8. Извращают понятие Церкви, а именно, догмат: «верую во единую, святую, соборную и апостольскую Церковь». Они утверждают, что в других конфессиях или даже при отсутствии религиозной веры можно спастись. Игнорируют действие Духа Святого, пребывающего в Церкви, отрицают святость Церкви, как и чистоту ее учения. Соборное сознание Церкви они заменяют собственными догадками и измышлениями.
9. Стараются рационализировать как богословие, так и богослужение, вообще холодно относятся к богослужению, считая его второстепенным делом для спасения.
10. Нигилистически относятся к Священному Преданию, традиции и преемственности.
11. По мнению модернистов, классическое, ортодоксальное богословие — это не более как «мертвечина и скучище».
12. Чтобы скрыть свою антиправославную направленность, модернисты в одном месте утверждают то, что отрицают в другом, отрицают то, что доказывали сами раньше. При этом если модернист будет обличен в еретической мысли, то сошлется на другое место в своих высказываниях и скажет, что его взгляды следует рассматривать не в отдельности, а в целом. Но что значит это целое — не понятно. К такому приему модернисты прибегают для того, чтобы создать путаницу в сознании православных.
13. Многие модернисты стараются реабилитировать учение
Оригена и чуть ли не представить его жертвой заблуждения со стороны апологетов Православия — Отцов Вселенских Соборов. Для модернистов
Ориген — неканонизированный святой.
14. Они учат о всеспасении, уже заранее предрешенном Богом, то есть, неизбежном. При этом они не только повторяют и варьируют апокатастасис
Оригена, но в некоторых случаях идут намного дальше. Если для
Оригена грешник должен пройти очищающие страдания на земле, то некоторые модернисты считают, что достаточно грешнику пожелать спасения, и он уже будет спасен.
15. Модернисты преуменьшают значение как ангельских, так и демонических сил в истории мира и нравственной жизни каждого человека. Демонические искушения они склонны списывать под эмоциональные аффекты и психические расстройства.
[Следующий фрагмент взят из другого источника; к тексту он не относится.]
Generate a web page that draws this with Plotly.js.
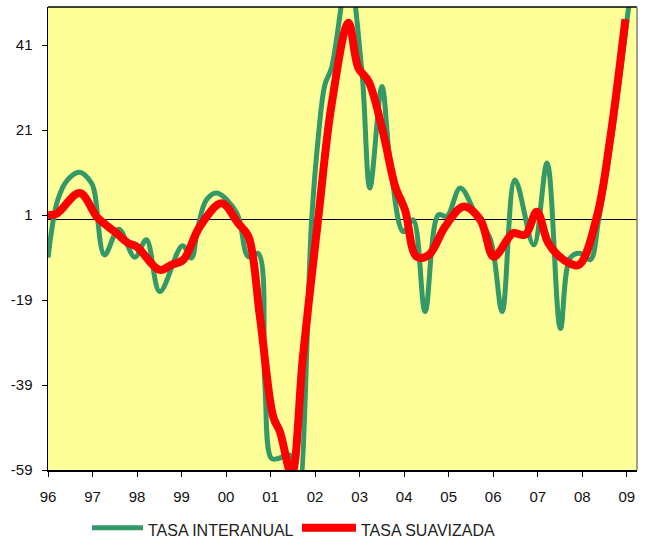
<!DOCTYPE html>
<html>
<head>
<meta charset="utf-8">
<script src="https://cdn.plot.ly/plotly-3.0.1.min.js"></script>
<style>html,body{margin:0;padding:0;background:#fff;}#chart{width:652px;height:545px;}</style>
</head>
<body>
<div id="chart"></div>
<script>
// Tick labels
const tickYears = [1996,1997,1998,1999,2000,2001,2002,2003,2004,2005,2006,2007,2008,2009];
const tickLabels = ['96','97','98','99','00','01','02','03','04','05','06','07','08','09'];
const yTicks = [-59,-39,-19,1,21,41];
const yTickLabels = ['-59','-39','-19','1','21','41'];
const seriesNames = ['TASA INTERANUAL','TASA SUAVIZADA'];
const seriesColors = ['#339966','#FF0000'];

// TASA INTERANUAL
const interanualX = [1996.00,1996.22,1996.44,1996.71,1996.98,1997.05,1997.27,1997.59,1997.95,1998.21,1998.51,1999.02,1999.22,1999.37,1999.56,1999.79,2000.24,2000.50,2000.72,2000.87,2001.02,2001.17,2001.43,2001.62,2001.92,2002.07,2002.22,2002.37,2002.75,2003.05,2003.23,2003.50,2003.68,2003.98,2004.20,2004.47,2004.77,2004.96,2005.26,2005.63,2005.94,2006.20,2006.49,2006.91,2007.21,2007.51,2007.73,2007.96,2008.18,2008.37,2008.70,2009.10];
const interanualY = [-9.0,4.6,9.3,11.1,8.5,6.2,-8.4,-2.3,-8.9,-4.8,-17.0,-6.2,-9.1,-1.7,4.6,6.2,1.5,-8.8,-8.0,-38.6,-56.3,-56.3,-55.5,-66.0,-0.5,19.2,31.7,35.7,58.0,34.9,7.4,31.3,14.0,-2.9,-0.1,-21.7,1.1,0.7,7.4,0.7,-4.8,-21.7,9.3,-6.0,13.3,-25.7,-9.1,-8.0,-9.5,0.0,22.0,55.0];

// TASA SUAVIZADA
const suavizadaX = [1996.00,1996.19,1996.71,1997.12,1997.50,1997.80,1997.99,1998.51,1998.77,1999.04,1999.41,1999.90,2000.27,2000.50,2000.76,2001.06,2001.21,2001.47,2001.73,2002.07,2002.37,2002.75,2002.97,2003.20,2003.53,2003.80,2004.02,2004.28,2004.55,2004.92,2005.33,2005.71,2006.01,2006.34,2006.45,2006.72,2006.98,2007.24,2007.58,2007.92,2008.33,2008.63,2008.97];
const suavizadaY = [1.1,1.3,6.2,0.3,-2.9,-5.6,-6.4,-11.9,-10.7,-9.5,-1.7,3.8,-0.9,-4.0,-22.9,-46.5,-50.0,-60.0,-31.9,0.3,27.0,46.3,35.7,32.5,20.3,7.7,2.2,-8.8,-8.4,-1.7,3.0,-0.1,-8.8,-4.4,-3.2,-3.6,1.8,-5.6,-9.5,-10.7,0.7,19.2,47.1];

const traces = [
  {x: interanualX, y: interanualY, type: 'scatter', mode: 'lines', name: seriesNames[0],
   line: {color: seriesColors[0], width: 5, shape: 'spline', smoothing: 1}},
  {x: suavizadaX, y: suavizadaY, type: 'scatter', mode: 'lines', name: seriesNames[1],
   line: {color: seriesColors[1], width: 8, shape: 'spline', smoothing: 1}}
];

// custom legend (paper coordinates)
const legY = -0.1246;
const legTextY = -0.1296;

const layout = {
  width: 652, height: 545,
  margin: {l: 48, r: 15, t: 7, b: 75},
  paper_bgcolor: '#ffffff',
  plot_bgcolor: '#FFFF99',
  font: {family: 'Liberation Sans, Arial, sans-serif', size: 15, color: '#000'},
  showlegend: false,
  xaxis: {
    range: [1996, 2009.23], tickmode: 'array', tickvals: tickYears, ticktext: tickLabels,
    ticks: 'outside', ticklen: 5, tickwidth: 1, tickcolor: '#000',
    showline: true, linecolor: '#000', linewidth: 1.5, mirror: false,
    showgrid: false, zeroline: false, fixedrange: true, ticklabelstandoff: 7,
    tickfont: {size: 15, color: '#111'}
  },
  yaxis: {
    range: [-59, 50], tickmode: 'array', tickvals: yTicks, ticktext: yTickLabels,
    ticks: 'outside', ticklen: 5, tickwidth: 1, tickcolor: '#000',
    showline: true, linecolor: '#000', linewidth: 1.5, mirror: false,
    showgrid: false, zeroline: true, zerolinecolor: '#000', zerolinewidth: 1,
    fixedrange: true, ticklabelstandoff: 6,
    tickfont: {size: 15, color: '#111'}
  },
  shapes: [
    {type: 'line', xref: 'paper', yref: 'paper', x0: 0, x1: 1, y0: 1, y1: 1, line: {color: '#000', width: 1.5}},
    {type: 'line', xref: 'paper', yref: 'paper', x0: 1, x1: 1, y0: 0, y1: 1, line: {color: '#808080', width: 1.5}},
    {type: 'line', xref: 'paper', yref: 'paper', x0: 0.0747, x1: 0.1613, y0: legY, y1: legY, line: {color: seriesColors[0], width: 5}},
    {type: 'line', xref: 'paper', yref: 'paper', x0: 0.4312, x1: 0.5229, y0: legY, y1: legY, line: {color: seriesColors[1], width: 8}}
  ],
  annotations: [
    {xref: 'paper', yref: 'paper', x: 0.1664, y: legTextY, xanchor: 'left', yanchor: 'middle', showarrow: false,
     text: seriesNames[0], font: {size: 16, color: '#222'}},
    {xref: 'paper', yref: 'paper', x: 0.528, y: legTextY, xanchor: 'left', yanchor: 'middle', showarrow: false,
     text: seriesNames[1], font: {size: 16, color: '#222'}}
  ]
};

Plotly.newPlot('chart', traces, layout, {displayModeBar: false, staticPlot: true});
</script>
</body>
</html>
16. Модернисты стараются дискредитировать церковные авторитеты и вероисповедальные книги.
17. Они лавируют между эволюционистским и креационистским учениями о создании мира и человека и выступают с компромиссными гипотезами.
18. В своих критических наскоках на православное учение модернисты употребляют подлог: свои предположения выдают за факты, шаткие обоснования за твердые доказательства.
19. Путем монтажа цитат и манипуляции фрагментами, выдернутыми из патристических сочинений, они приписывают святым Отцам те мнения, которые устраивают их, не считаясь ни с церковной экзегетикой, ни с правилами герменевтики.
20. Модернисты, высказывая свои мысли, стараются не раскрывать их до конца, чтобы не выдавать свою антиправославную сущность. Поэтому у модернистов чувствуется отрывочность и незаконченность концептуальных взглядов.
21. Модернисты дефицит веры маскируют под широтой взглядов. Они спекулируют словами «наука»», «просвещение» и «прогресс».
22. Модернизм не только потакает человеческим страстям и мирским вкусам, но иногда доходит до циничного отношения к святыне. Они говорят о метафизических вопросах с шутками и ухмылками, которые разрушают чувство благоговения к предметам веры. Божество — это огонь, к которому нельзя приблизиться без покаяния и благоговения. Некоторые теологи ведут себя так, будто хотят позаимствовать славу муллы Насреддина.